Ve 2010 senesi, ve dahi 2011 senesi.
Ya sıfır gününden önceki seneler? 100 senesi, 1000 senesi, 100 bin senesi. Ne kadar geriye gidebiliyoruz? Sayı doğrusunun iki ucundaki sonsuzluğa uzanış var sanki dünya tarihinde de.
Sıfır gününden önce yaşanmış milyarlarca yılı düşündüğümüzde, sıfır gününden bu güne sadece 2010 yıl geçmiş olmasının; zaman, varoluş, heyecan, hırs, kavga, çalışma-çalışmama, üzülme-sevinme, kazanma-kaybetme gibi sayısız mefhumları bir anda ne kadar silikleştirdiğini fark ediveririz.
Sayamadığımız bu yılların içinde biz bir zerre bile değilizdir belki ama yine de 'VAR'ızdır.
Ölümden sonraki ‘HİÇ’liğimizi, arkada bıraktıklarımızın varlığıyla dengeler, bu 'VAR'lığın devamlılığı sağlarız.
Her ne kadar dünya bizim bu sayma işimizden bîhaberse de, insanoğlu adına ‘Dünya' dediği bu orta halli gezegeni kendisinden biri gibi görüp, onun da bir yıl daha yaşlandığını var sayar. Belki de kendi yaşlanmışlığına bir ortak arıyordur, kim bilir.
Oysa dünya sadece kendi rutinini yapıyor ve durmaksızın dönmeye devam ediyordur. Ne gelen yeni yıla sevindiği vardır, ne giden eski yıla üzüldüğü. Kim bilir kaç milyar yıldan beri yaptığı gibi yine o koskoca boşlukta salına salına dönüyordur. Nasıl olsa üzerinde taşıdıkları onun adına yapıyorlardır kutlamalarını.
Bizler de kutluyoruz yılbaşını kendimizi bildiğimizden beri.
Kutlamayı da seviyoruz. Daha bir özel hissediyoruz o günü.
Küçükken yılbaşlarında bir sene daha büyüdüğümüz için seviniyoruz. Televizyonda özel programlar oluyor, seviniyoruz. Soframız sanki biraz daha farklı kuruluyor, seviniyoruz. Üzeri cevizlerle bezeli kabak tatlımız yapılıyor, seviniyoruz.

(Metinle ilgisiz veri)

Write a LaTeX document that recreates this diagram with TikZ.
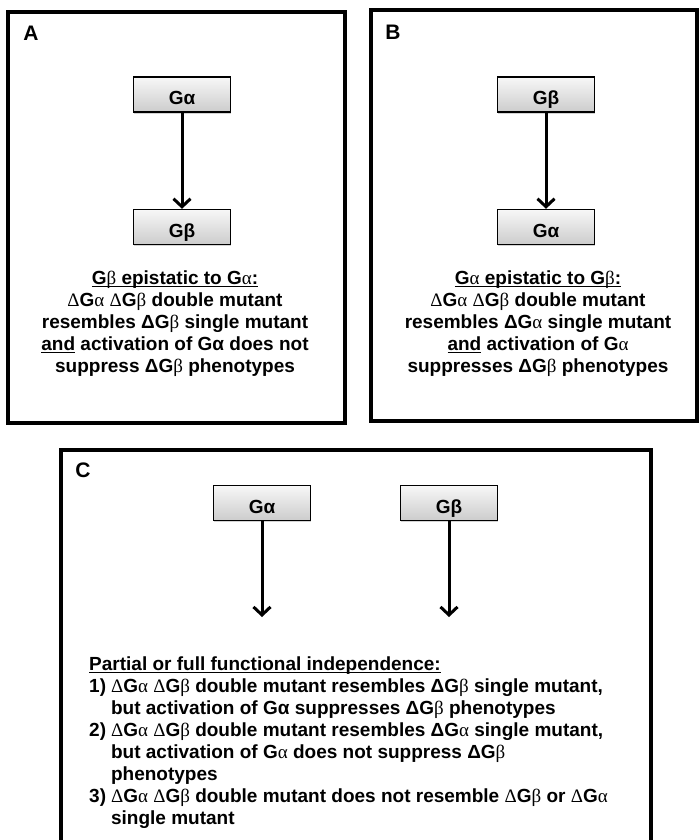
\documentclass[tikz,border=0pt]{standalone}
\usepackage{fontspec}
\setmainfont{Liberation Sans}
\newfontfamily\symf{Liberation Serif}
\usepackage{tikz}
\usetikzlibrary{arrows.meta,shadows,calc,positioning}
\newcommand\symA{{\symf\mdseries α}}
\newcommand\symB{{\symf\mdseries β}}
\newcommand\symD{{\symf\mdseries Δ}}
\newcommand\uln[1]{\underline{\smash{#1}}}
\tikzstyle{frame} =[line width=3.4pt]
\tikzstyle{gene}  =[draw, line width=1.4pt, minimum width=97pt,
                    minimum height=35pt, top color=gray!6,
                    bottom color=gray!40, inner sep=0pt,
                    text height=21pt, text depth=0pt,
                    drop shadow={shadow xshift=0.8pt, shadow yshift=-1.8pt,
                    opacity=0.35}, font=\fontsize{19}{22}\selectfont\bfseries]
\tikzstyle{edge}  =[line width=3pt,
                    -{Straight Barb[length=8pt, width=17pt, line width=3pt]}]
\tikzstyle{panel} =[inner sep=0pt, font=\fontsize{21}{24}\selectfont\bfseries]
\tikzstyle{descr} =[inner sep=0pt, align=center,
                    font=\fontsize{19}{22}\selectfont\bfseries]

\begin{document}
\begin{tikzpicture}[x=1pt, y=-1pt, node distance=132.5pt, on grid]
    \useasboundingbox (0,0) rectangle (699,840);
    % panel A
    \begin{scope}
        \draw[frame] (8,12) rectangle (345,423);
        \node (labA) [panel] at (31,33) {A};
        \node (aga) [gene] at (182,94.5) {Gα};
        \node (agb) [gene, below= of aga] {Gβ};
        \node (atxt) [descr] at (175,331) {\uln{G\symB{} epistatic to G\symA:}\\
            \symD G\symA{} \symD G\symB{} double mutant\\
            resembles ΔG\symB{} single mutant\\
            \uln{and} activation of Gα does not\\
            suppress ΔG\symB{} phenotypes};
        \draw[edge] (aga) to (agb);
    \end{scope}
    % panel B
    \begin{scope}
        \draw[frame] (371,10) rectangle (697,421);
        \node (labB) [panel] at (393,32) {B};
        \node (bgb) [gene] at (546,94.5) {Gβ};
        \node (bga) [gene, below= of bgb] {Gα};
        \node (btxt) [descr] at (538,331) {\uln{G\symA{} epistatic to G\symB:}\\
            \symD G\symA{} \symD G\symB{} double mutant\\
            resembles ΔG\symA{} single mutant\\
            \uln{and} activation of G\symA\\
            suppresses ΔG\symB{} phenotypes};
        \draw[edge] (bgb) to (bga);
    \end{scope}
    % panel C
    \begin{scope}
        \draw[frame] (61,450) rectangle (651,870);
        \node (labC) [panel] at (83,470) {C};
        \node (cga) [gene] at (262,503) {Gα};
        \node (cgb) [gene] at (449,503) {Gβ};
        \coordinate (cea) at (262,617);
        \coordinate (ceb) at (449,617);
        \draw[edge] (cga) to (cea);
        \draw[edge] (cgb) to (ceb);
        \node (ctxt) [descr, align=left, anchor=north west] at (89,655) {%
            \begin{tabular}{@{}l@{\hspace{5pt}}l@{}}
            \multicolumn{2}{@{}l@{}}{\uln{Partial or full functional independence:}}\\
            1) & \symD G\symA{} \symD G\symB{} double mutant resembles ΔG\symB{} single mutant,\\
               & but activation of Gα suppresses ΔG\symB{} phenotypes\\
            2) & \symD G\symA{} \symD G\symB{} double mutant resembles ΔG\symA{} single mutant,\\
               & but activation of G\symA{} does not suppress ΔG\symB\\
               & phenotypes\\
            3) & \symD G\symA{} \symD G\symB{} double mutant does not resemble \symD G\symB{} or \symD G\symA\\
               & single mutant
            \end{tabular}};
    \end{scope}
\end{tikzpicture}
\end{document}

Soba üzerinde kestaneler kebap oluyor, seviniyoruz.
Sevinmeye ve mutlu olmaya o kadar hazırız ki o gün, her gün yaşadığımız her ne varsa benzerlerini yaşıyor ama biz o gün çok ama çok seviniyoruz.
Bazı insanlar sevmezler böyle kutlamaları. Anlamsız ve gereksiz bulurlar. Oysa her şeye bir anlam yüklemeye de gerek yoktur çok zaman. Hazır güzel bir bahane bulmuşken ve bu bahaneyle o geceyi neşeyle doldurmak varken, somurtup oturmak ve durumu sıradanlaştırmak neye yarar?

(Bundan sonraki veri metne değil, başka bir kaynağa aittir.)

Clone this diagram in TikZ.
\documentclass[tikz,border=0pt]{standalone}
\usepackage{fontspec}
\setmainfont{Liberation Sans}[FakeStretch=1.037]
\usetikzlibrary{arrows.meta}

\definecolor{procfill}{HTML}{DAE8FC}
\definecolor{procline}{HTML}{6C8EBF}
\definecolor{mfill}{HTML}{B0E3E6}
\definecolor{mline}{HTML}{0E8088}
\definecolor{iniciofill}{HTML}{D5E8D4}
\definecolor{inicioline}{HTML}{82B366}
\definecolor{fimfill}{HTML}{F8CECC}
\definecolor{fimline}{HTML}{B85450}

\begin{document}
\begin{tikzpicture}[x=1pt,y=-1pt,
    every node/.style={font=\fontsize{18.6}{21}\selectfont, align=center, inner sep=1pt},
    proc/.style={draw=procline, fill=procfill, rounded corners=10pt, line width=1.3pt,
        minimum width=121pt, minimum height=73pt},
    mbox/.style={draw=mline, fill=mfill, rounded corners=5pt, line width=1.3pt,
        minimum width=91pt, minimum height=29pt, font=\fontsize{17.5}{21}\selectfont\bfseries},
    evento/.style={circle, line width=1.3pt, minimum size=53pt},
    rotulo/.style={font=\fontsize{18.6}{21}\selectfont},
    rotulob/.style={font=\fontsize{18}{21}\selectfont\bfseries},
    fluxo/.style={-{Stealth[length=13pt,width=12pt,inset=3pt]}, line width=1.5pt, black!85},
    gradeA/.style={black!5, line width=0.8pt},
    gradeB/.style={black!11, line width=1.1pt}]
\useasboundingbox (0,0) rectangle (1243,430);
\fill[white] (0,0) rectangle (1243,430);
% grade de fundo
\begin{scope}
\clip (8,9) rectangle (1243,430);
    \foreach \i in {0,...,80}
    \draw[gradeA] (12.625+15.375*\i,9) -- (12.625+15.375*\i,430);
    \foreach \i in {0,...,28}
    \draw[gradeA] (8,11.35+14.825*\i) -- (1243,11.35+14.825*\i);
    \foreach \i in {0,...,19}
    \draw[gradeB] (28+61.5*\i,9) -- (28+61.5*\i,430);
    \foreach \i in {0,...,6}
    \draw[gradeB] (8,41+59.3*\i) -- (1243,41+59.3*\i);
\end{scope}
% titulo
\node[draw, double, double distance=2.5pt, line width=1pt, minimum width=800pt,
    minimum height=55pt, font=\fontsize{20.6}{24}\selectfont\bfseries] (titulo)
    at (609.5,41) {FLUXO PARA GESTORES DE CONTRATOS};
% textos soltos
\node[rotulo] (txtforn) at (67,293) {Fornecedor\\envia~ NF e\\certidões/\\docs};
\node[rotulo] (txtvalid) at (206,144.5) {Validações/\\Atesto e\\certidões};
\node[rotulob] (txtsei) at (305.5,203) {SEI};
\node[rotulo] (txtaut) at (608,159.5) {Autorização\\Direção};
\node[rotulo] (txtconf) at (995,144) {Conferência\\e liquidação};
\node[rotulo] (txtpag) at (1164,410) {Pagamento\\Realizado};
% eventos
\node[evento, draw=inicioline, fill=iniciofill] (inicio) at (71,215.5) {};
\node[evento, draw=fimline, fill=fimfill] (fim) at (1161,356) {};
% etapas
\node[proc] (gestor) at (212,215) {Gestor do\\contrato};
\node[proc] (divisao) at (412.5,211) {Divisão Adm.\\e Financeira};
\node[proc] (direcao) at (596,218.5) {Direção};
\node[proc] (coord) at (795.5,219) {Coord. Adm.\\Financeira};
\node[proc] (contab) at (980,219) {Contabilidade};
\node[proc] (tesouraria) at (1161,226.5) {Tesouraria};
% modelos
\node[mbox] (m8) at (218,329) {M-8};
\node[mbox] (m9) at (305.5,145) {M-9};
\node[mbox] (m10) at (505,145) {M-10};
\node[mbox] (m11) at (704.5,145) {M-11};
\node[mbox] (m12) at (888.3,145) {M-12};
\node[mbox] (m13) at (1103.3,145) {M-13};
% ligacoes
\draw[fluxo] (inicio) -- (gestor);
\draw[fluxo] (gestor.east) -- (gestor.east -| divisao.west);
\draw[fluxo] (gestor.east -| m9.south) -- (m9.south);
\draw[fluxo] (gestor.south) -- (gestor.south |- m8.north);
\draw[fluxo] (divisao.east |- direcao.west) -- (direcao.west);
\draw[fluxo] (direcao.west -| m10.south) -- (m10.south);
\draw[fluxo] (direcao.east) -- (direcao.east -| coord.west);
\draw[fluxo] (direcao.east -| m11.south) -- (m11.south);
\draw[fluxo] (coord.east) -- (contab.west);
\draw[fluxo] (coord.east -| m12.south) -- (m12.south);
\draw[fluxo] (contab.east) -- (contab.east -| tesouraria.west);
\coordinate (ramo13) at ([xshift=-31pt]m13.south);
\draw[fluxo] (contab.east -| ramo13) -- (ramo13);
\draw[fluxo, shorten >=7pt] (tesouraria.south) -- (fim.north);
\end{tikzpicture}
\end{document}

Yılbaşı hazırlıkları sayesinde esnaf da bugünün kutlamalarla dolu bir şölene dönüşmesinden memnundur eminim. Onlar da bu özel günleri alışverişler üzerindeki hareketlenmelerden dolayı beklemekteler haklı olarak.

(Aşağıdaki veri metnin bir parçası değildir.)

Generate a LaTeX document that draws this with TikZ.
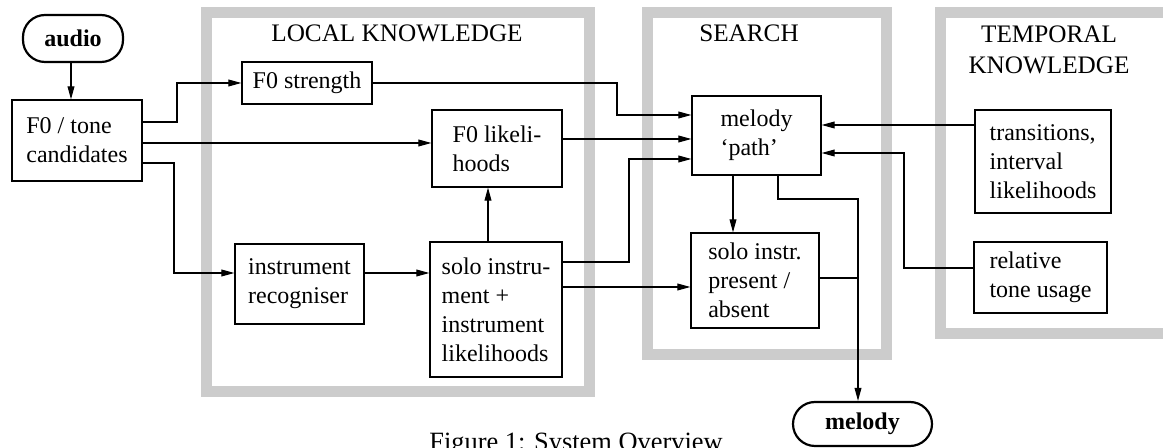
\documentclass[tikz,border=0pt]{standalone}
\usepackage{fontspec}
\setmainfont{Liberation Serif}
\usetikzlibrary{arrows.meta}
\definecolor{framegray}{HTML}{CCCCCC}
\tikzset{
  box/.style={draw, line width=0.6pt, align=left, inner sep=0pt, font=\fontsize{12}{14.5}\selectfont},
  term/.style={draw, line width=1.1pt, rounded corners=11pt, inner sep=0pt, font=\fontsize{12}{14.5}\selectfont\bfseries},
  arr/.style={line width=0.55pt, -{Triangle[length=6.5pt,width=3.4pt]}},
  conn/.style={line width=0.55pt},
  frame/.style={draw=framegray, line width=5.5pt},
  grouplabel/.style={inner sep=0pt, font=\fontsize{12.6}{15.5}\selectfont, align=center},
}
\begin{document}
\begin{tikzpicture}[x=0.5pt,y=-0.5pt]
\useasboundingbox (0,0) rectangle (1163,448);
% frames
\draw[frame] (206,13) rectangle (589,391.5);
\draw[frame] (647,13) rectangle (886,354.5);
\draw[frame] (1185,13) -- (940,13) -- (940,333.5) -- (1185,333.5);
\node[grouplabel, anchor=base] (lkl) at (397,42) {LOCAL KNOWLEDGE};
\node[grouplabel, anchor=base] (sl) at (749,42) {SEARCH};
\node[grouplabel, anchor=north] (tkl) at (1049,25.5) {TEMPORAL\\KNOWLEDGE};
% nodes
\node[term, minimum width=50pt, minimum height=23.5pt] (audio) at (73,38.5) {audio};
\node[box, minimum width=65pt, minimum height=40.5pt] (cand) at (77,140.5) {F0 / tone\\candidates};
\node[box, minimum width=65pt, minimum height=21pt] (fstr) at (307,83) {F0 strength};
\node[box, minimum width=65pt, minimum height=38.5pt] (flik) at (497,148.5) {F0 likeli-\\hoods};
\node[box, minimum width=64.5pt, minimum height=40pt] (irec) at (299.5,284) {instrument\\recogniser};
\node[box, minimum width=66pt, minimum height=67.5pt] (solo) at (496,309.5) {solo instru-\\ment +\\instrument\\likelihoods};
\node[box, minimum width=64.5pt, minimum height=39.5pt] (path) at (756.5,135.5) {melody\\`path'};
\node[box, minimum width=64pt, minimum height=47.5pt] (pres) at (755,280.5) {solo instr.\\present /\\absent};
\node[box, minimum width=68pt, minimum height=51.5pt] (trans) at (1043,161.5) {transitions,\\interval\\likelihoods};
\node[box, minimum width=66.5pt, minimum height=35.5pt] (rel) at (1040.5,277.5) {relative\\tone usage};
\node[term, minimum width=69.5pt, minimum height=22pt] (melody) at (862.5,424) {melody};
\coordinate (join) at (858,278);
% connectors
\draw[arr] (audio.south -| 71,0) -- (cand.north -| 71,0);
\draw[arr] (cand.east |- 0,122) -- (177,122) |- (fstr.west);
\draw[arr] (cand.east |- 0,143) -- (flik.west |- 0,143);
\draw[arr] (cand.east |- 0,163) -- (174,163) |- (irec.west |- 0,273);
\draw[arr] (fstr.east) -- (617,83) |- (path.west |- 0,115);
\draw[arr] (flik.east |- 0,139) -- (path.west |- 0,139);
\draw[arr] (solo.east |- 0,262) -- (629,262) |- (path.west |- 0,159);
\draw[arr] (solo.north -| 488,0) -- (flik.south -| 488,0);
\draw[arr] (irec.east |- 0,273) -- (solo.west |- 0,273);
\draw[arr] (solo.east |- 0,287) -- (pres.west |- 0,287);
\draw[arr] (path.south -| 733,0) -- (pres.north -| 733,0);
\draw[arr] (path.south -| 778,0) |- (858,199) -- (melody.north -| 858,0);
\draw[conn] (pres.east |- join) -- (join);
\draw[arr] (trans.west |- 0,125) -- (path.east |- 0,125);
\draw[arr] (rel.west |- 0,268) -- (904,268) |- (path.east |- 0,153);
% caption
\node[inner sep=0pt, anchor=base, font=\fontsize{13.2}{16}\selectfont] (cap) at (576,451) {Figure 1: System Overview};
\end{tikzpicture}
\end{document}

Hem; minik de olsa alınan-verilen hediyelerin insanların yüzüne yaydığı mutluluğu kim sevmez.
Bazılarımız evlerinde, bazılarımız eğlence mekânlarında, bazılarımız hastanelerde, bazılarımız görev başında derken hepimiz farklı farklı yerlerde farklı farklı şekillerde geçireceğiz bugünü de...
İster inanın ister inanmayın ama Ben'ce siz yeni yıla girerken en azından bir dilek tutmayı da unutmayın.
Siz bir dileyin.
Olursa olur, olmazsa seneye Allah kerim... Yeter ki dilemekten vazgeçmeyin.